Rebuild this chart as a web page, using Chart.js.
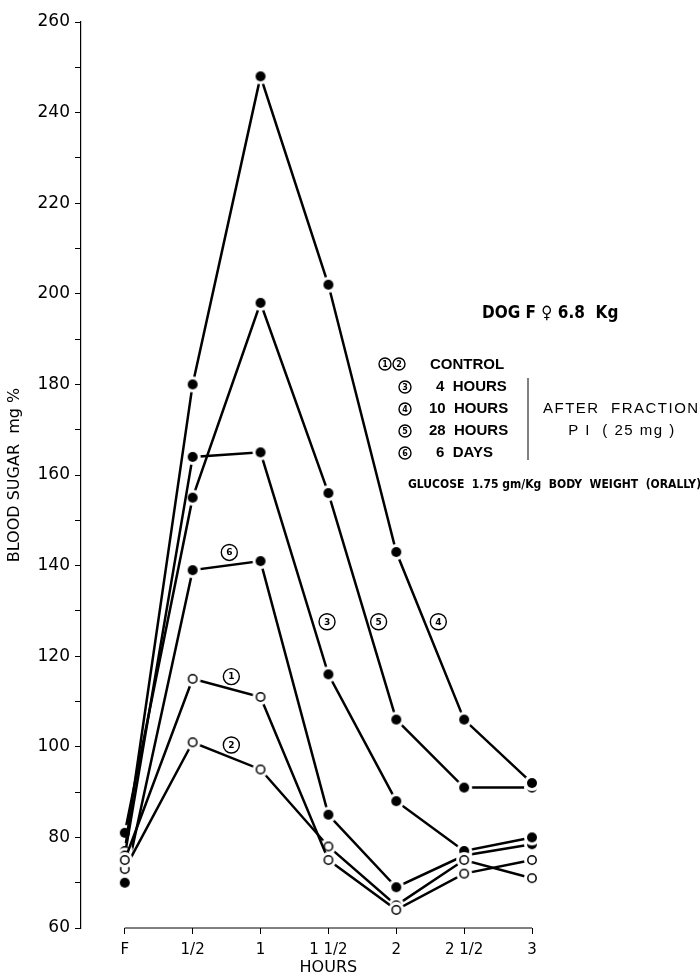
<!DOCTYPE html>
<html>
<head>
<meta charset="utf-8">
<title>Blood sugar - dog F 6.8 Kg</title>
<script src="https://cdn.jsdelivr.net/npm/chart.js"></script>
<style>
  html, body { margin: 0; padding: 0; background: #fff; }
  #wrap { width: 700px; height: 979px; }
</style>
</head>
<body>
<div id="wrap"><canvas id="sugarChart"></canvas></div>
<script>
// hours after glucose (F = fasting)
const hourLabels = ['F', '1/2', '1', '1 1/2', '2', '2 1/2', '3'];
const hourIndex = [0, 1, 2, 3, 4, 5, 6];

// blood sugar mg %
const control1 = [75, 115, 111, 75, 64, 72, 75];
const control2 = [73, 101, 95, 78, 65, 75, 71];
const hours4 = [76, 164, 165, 116, 88, 77, 80];
const hours10 = [77, 180, 248, 202, 143, 106, 92];
const hours28 = [81, 155, 198, 156, 106, 91, 91];
const days6 = [70, 139, 141, 85, 69, 76, 78.5];

const yTicksMin = 60, yTicksMax = 260;

// curve numbers placed next to the lines: [number, hour index, mg %]
const curveTags = [
  ['1', 1.57, 115.5],
  ['2', 1.57, 100.4],
  ['6', 1.54, 142.9],
  ['3', 2.98, 127.6],
  ['5', 3.74, 127.6],
  ['4', 4.62, 127.6]
];

// markers with a white halo so the line stops short of the dot
function marker(filled) {
  const c = document.createElement('canvas');
  c.width = 18; c.height = 18;
  const g = c.getContext('2d');
  g.fillStyle = '#fff';
  g.beginPath(); g.arc(9, 9, 8, 0, Math.PI * 2); g.fill();
  g.beginPath(); g.arc(9, 9, filled ? 5 : 4.2, 0, Math.PI * 2);
  if (filled) { g.fillStyle = '#000'; g.fill(); }
  else { g.lineWidth = 1.5; g.strokeStyle = '#000'; g.stroke(); }
  return c;
}
const dotFull = marker(true);
const dotOpen = marker(false);

function series(values, filled) {
  return {
    data: values.map((v, i) => ({ x: hourIndex[i], y: v })),
    borderColor: '#000',
    borderWidth: 2.5,
    pointStyle: filled ? dotFull : dotOpen,
    pointRadius: 5,
    tension: 0,
    clip: false
  };
}

function circled(ctx, x, y, r, txt, size) {
  ctx.save();
  ctx.lineWidth = 1.4;
  ctx.strokeStyle = '#000';
  ctx.fillStyle = '#fff';
  ctx.beginPath(); ctx.arc(x, y, r, 0, Math.PI * 2); ctx.fill(); ctx.stroke();
  ctx.fillStyle = '#000';
  ctx.font = 'bold ' + size + 'px "DejaVu Sans"';
  ctx.textAlign = 'center';
  ctx.textBaseline = 'middle';
  ctx.fillText(txt, x, y + 0.5);
  ctx.restore();
}

const notes = {
  id: 'notes',
  afterDatasetsDraw(chart) {
    const ctx = chart.ctx;
    const xs = chart.scales.x, ys = chart.scales.y;

    // x axis line runs only from F to 3
    ctx.save();
    ctx.strokeStyle = '#000';
    ctx.lineWidth = 1;
    ctx.beginPath();
    ctx.moveTo(xs.getPixelForValue(0), ys.bottom);
    ctx.lineTo(xs.getPixelForValue(6), ys.bottom);
    ctx.stroke();

    ctx.fillStyle = '#000';
    ctx.textBaseline = 'middle';
    ctx.textAlign = 'center';
    ctx.font = '16px "DejaVu Sans"';
    ctx.fillText('HOURS', xs.getPixelForValue(3), 968);

    curveTags.forEach(t => {
      circled(ctx, xs.getPixelForValue(t[1]), ys.getPixelForValue(t[2]), 8, t[0], 9);
    });

    // legend block
    ctx.textAlign = 'left';
    ctx.font = 'bold 17px "DejaVu Sans Condensed"';
    ctx.fillText('DOG F \u2640 6.8  Kg', 482, 314);

    circled(ctx, 385, 364, 6, '1', 8);
    circled(ctx, 399, 364, 6, '2', 8);
    circled(ctx, 405, 387, 6, '3', 8);
    circled(ctx, 405, 409, 6, '4', 8);
    circled(ctx, 405, 431, 6, '5', 8);
    circled(ctx, 405, 453, 6, '6', 8);

    ctx.font = 'bold 15px "Liberation Sans"';
    ctx.fillText('CONTROL', 430, 365);
    ctx.fillText('4  HOURS', 436, 387);
    ctx.fillText('10  HOURS', 429, 409);
    ctx.fillText('28  HOURS', 429, 431);
    ctx.fillText('6  DAYS', 436, 453);

    ctx.lineWidth = 1;
    ctx.beginPath();
    ctx.moveTo(528, 378);
    ctx.lineTo(528, 460);
    ctx.stroke();

    ctx.font = '15px "Liberation Sans"';
    ctx.letterSpacing = '1.5px';
    ctx.fillText('AFTER  FRACTION', 543, 409);
    ctx.textAlign = 'center';
    ctx.fillText('P I  ( 25 mg )', 622, 431);
    ctx.letterSpacing = '0px';

    ctx.textAlign = 'left';
    ctx.font = 'bold 12px "DejaVu Sans Condensed"';
    ctx.fillText('GLUCOSE  1.75 gm/Kg  BODY  WEIGHT  (ORALLY)', 408, 485);
    ctx.restore();
  }
};

Chart.defaults.font.family = '"DejaVu Sans", sans-serif';
Chart.defaults.color = '#000';

new Chart(document.getElementById('sugarChart'), {
  type: 'line',
  data: {
    datasets: [
      series(control1, false),
      series(control2, false),
      series(hours4, true),
      series(hours10, true),
      series(hours28, true),
      series(days6, true)
    ]
  },
  options: {
    responsive: true,
    maintainAspectRatio: false,
    animation: false,
    layout: { padding: { top: 22, right: 168, left: 0, bottom: 0 } },
    plugins: { legend: { display: false }, tooltip: { enabled: false } },
    scales: {
      x: {
        type: 'linear',
        min: -0.645,
        max: 6,
        afterBuildTicks: s => { s.ticks = hourIndex.map(v => ({ value: v })); },
        afterFit: s => { s.height = 51; },
        border: { display: false },
        grid: { drawOnChartArea: false, drawTicks: true, tickLength: 6, color: '#000' },
        ticks: {
          padding: 7,
          maxRotation: 0,
          autoSkip: false,
          font: { size: 15 },
          callback: v => hourLabels[v]
        }
      },
      y: {
        min: yTicksMin,
        max: yTicksMax,
        afterFit: s => { s.width = 81; },
        border: { color: '#000', width: 1.2 },
        grid: { drawOnChartArea: false, drawTicks: true, tickLength: 6, color: '#000' },
        ticks: {
          stepSize: 10,
          padding: 5,
          font: { size: 17 },
          callback: v => (v % 20 === 0 ? v : '')
        },
        title: {
          display: true,
          text: 'BLOOD SUGAR  mg %',
          font: { size: 16 },
          padding: { top: 5, bottom: 0 }
        }
      }
    }
  },
  plugins: [notes]
});
</script>
</body>
</html>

——

- _Your task_:
Repeat the listing verbatim. Skip the pictures.

- _Exercise result_:
Rebuild this chart as a web page, using Chart.js.
<!DOCTYPE html>
<html>
<head>
<meta charset="utf-8">
<title>Blood sugar - dog F 6.8 Kg</title>
<script src="https://cdn.jsdelivr.net/npm/chart.js"></script>
<style>
  html, body { margin: 0; padding: 0; background: #fff; }
  #wrap { width: 700px; height: 979px; }
</style>
</head>
<body>
<div id="wrap"><canvas id="sugarChart"></canvas></div>
<script>
// hours after glucose (F = fasting)
const hourLabels = ['F', '1/2', '1', '1 1/2', '2', '2 1/2', '3'];
const hourIndex = [0, 1, 2, 3, 4, 5, 6];

// blood sugar mg %
const control1 = [75, 115, 111, 75, 64, 72, 75];
const control2 = [73, 101, 95, 78, 65, 75, 71];
const hours4 = [76, 164, 165, 116, 88, 77, 80];
const hours10 = [77, 180, 248, 202, 143, 106, 92];
const hours28 = [81, 155, 198, 156, 106, 91, 91];
const days6 = [70, 139, 141, 85, 69, 76, 78.5];

const yTicksMin = 60, yTicksMax = 260;

// curve numbers placed next to the lines: [number, hour index, mg %]
const curveTags = [
  ['1', 1.57, 115.5],
  ['2', 1.57, 100.4],
  ['6', 1.54, 142.9],
  ['3', 2.98, 127.6],
  ['5', 3.74, 127.6],
  ['4', 4.62, 127.6]
];

// markers with a white halo so the line stops short of the dot
function marker(filled) {
  const c = document.createElement('canvas');
  c.width = 18; c.height = 18;
  const g = c.getContext('2d');
  g.fillStyle = '#fff';
  g.beginPath(); g.arc(9, 9, 8, 0, Math.PI * 2); g.fill();
  g.beginPath(); g.arc(9, 9, filled ? 5 : 4.2, 0, Math.PI * 2);
  if (filled) { g.fillStyle = '#000'; g.fill(); }
  else { g.lineWidth = 1.5; g.strokeStyle = '#000'; g.stroke(); }
  return c;
}
const dotFull = marker(true);
const dotOpen = marker(false);

function series(values, filled) {
  return {
    data: values.map((v, i) => ({ x: hourIndex[i], y: v })),
    borderColor: '#000',
    borderWidth: 2.5,
    pointStyle: filled ? dotFull : dotOpen,
    pointRadius: 5,
    tension: 0,
    clip: false
  };
}

function circled(ctx, x, y, r, txt, size) {
  ctx.save();
  ctx.lineWidth = 1.4;
  ctx.strokeStyle = '#000';
  ctx.fillStyle = '#fff';
  ctx.beginPath(); ctx.arc(x, y, r, 0, Math.PI * 2); ctx.fill(); ctx.stroke();
  ctx.fillStyle = '#000';
  ctx.font = 'bold ' + size + 'px "DejaVu Sans"';
  ctx.textAlign = 'center';
  ctx.textBaseline = 'middle';
  ctx.fillText(txt, x, y + 0.5);
  ctx.restore();
}

const notes = {
  id: 'notes',
  afterDatasetsDraw(chart) {
    const ctx = chart.ctx;
    const xs = chart.scales.x, ys = chart.scales.y;

    // x axis line runs only from F to 3
    ctx.save();
    ctx.strokeStyle = '#000';
    ctx.lineWidth = 1;
    ctx.beginPath();
    ctx.moveTo(xs.getPixelForValue(0), ys.bottom);
    ctx.lineTo(xs.getPixelForValue(6), ys.bottom);
    ctx.stroke();

    ctx.fillStyle = '#000';
    ctx.textBaseline = 'middle';
    ctx.textAlign = 'center';
    ctx.font = '16px "DejaVu Sans"';
    ctx.fillText('HOURS', xs.getPixelForValue(3), 968);

    curveTags.forEach(t => {
      circled(ctx, xs.getPixelForValue(t[1]), ys.getPixelForValue(t[2]), 8, t[0], 9);
    });

    // legend block
    ctx.textAlign = 'left';
    ctx.font = 'bold 17px "DejaVu Sans Condensed"';
    ctx.fillText('DOG F \u2640 6.8  Kg', 482, 314);

    circled(ctx, 385, 364, 6, '1', 8);
    circled(ctx, 399, 364, 6, '2', 8);
    circled(ctx, 405, 387, 6, '3', 8);
    circled(ctx, 405, 409, 6, '4', 8);
    circled(ctx, 405, 431, 6, '5', 8);
    circled(ctx, 405, 453, 6, '6', 8);

    ctx.font = 'bold 15px "Liberation Sans"';
    ctx.fillText('CONTROL', 430, 365);
    ctx.fillText('4  HOURS', 436, 387);
    ctx.fillText('10  HOURS', 429, 409);
    ctx.fillText('28  HOURS', 429, 431);
    ctx.fillText('6  DAYS', 436, 453);

    ctx.lineWidth = 1;
    ctx.beginPath();
    ctx.moveTo(528, 378);
    ctx.lineTo(528, 460);
    ctx.stroke();

    ctx.font = '15px "Liberation Sans"';
    ctx.letterSpacing = '1.5px';
    ctx.fillText('AFTER  FRACTION', 543, 409);
    ctx.textAlign = 'center';
    ctx.fillText('P I  ( 25 mg )', 622, 431);
    ctx.letterSpacing = '0px';

    ctx.textAlign = 'left';
    ctx.font = 'bold 12px "DejaVu Sans Condensed"';
    ctx.fillText('GLUCOSE  1.75 gm/Kg  BODY  WEIGHT  (ORALLY)', 408, 485);
    ctx.restore();
  }
};

Chart.defaults.font.family = '"DejaVu Sans", sans-serif';
Chart.defaults.color = '#000';

new Chart(document.getElementById('sugarChart'), {
  type: 'line',
  data: {
    datasets: [
      series(control1, false),
      series(control2, false),
      series(hours4, true),
      series(hours10, true),
      series(hours28, true),
      series(days6, true)
    ]
  },
  options: {
    responsive: true,
    maintainAspectRatio: false,
    animation: false,
    layout: { padding: { top: 22, right: 168, left: 0, bottom: 0 } },
    plugins: { legend: { display: false }, tooltip: { enabled: false } },
    scales: {
      x: {
        type: 'linear',
        min: -0.645,
        max: 6,
        afterBuildTicks: s => { s.ticks = hourIndex.map(v => ({ value: v })); },
        afterFit: s => { s.height = 51; },
        border: { display: false },
        grid: { drawOnChartArea: false, drawTicks: true, tickLength: 6, color: '#000' },
        ticks: {
          padding: 7,
          maxRotation: 0,
          autoSkip: false,
          font: { size: 15 },
          callback: v => hourLabels[v]
        }
      },
      y: {
        min: yTicksMin,
        max: yTicksMax,
        afterFit: s => { s.width = 81; },
        border: { color: '#000', width: 1.2 },
        grid: { drawOnChartArea: false, drawTicks: true, tickLength: 6, color: '#000' },
        ticks: {
          stepSize: 10,
          padding: 5,
          font: { size: 17 },
          callback: v => (v % 20 === 0 ? v : '')
        },
        title: {
          display: true,
          text: 'BLOOD SUGAR  mg %',
          font: { size: 16 },
          padding: { top: 5, bottom: 0 }
        }
      }
    }
  },
  plugins: [notes]
});
</script>
</body>
</html>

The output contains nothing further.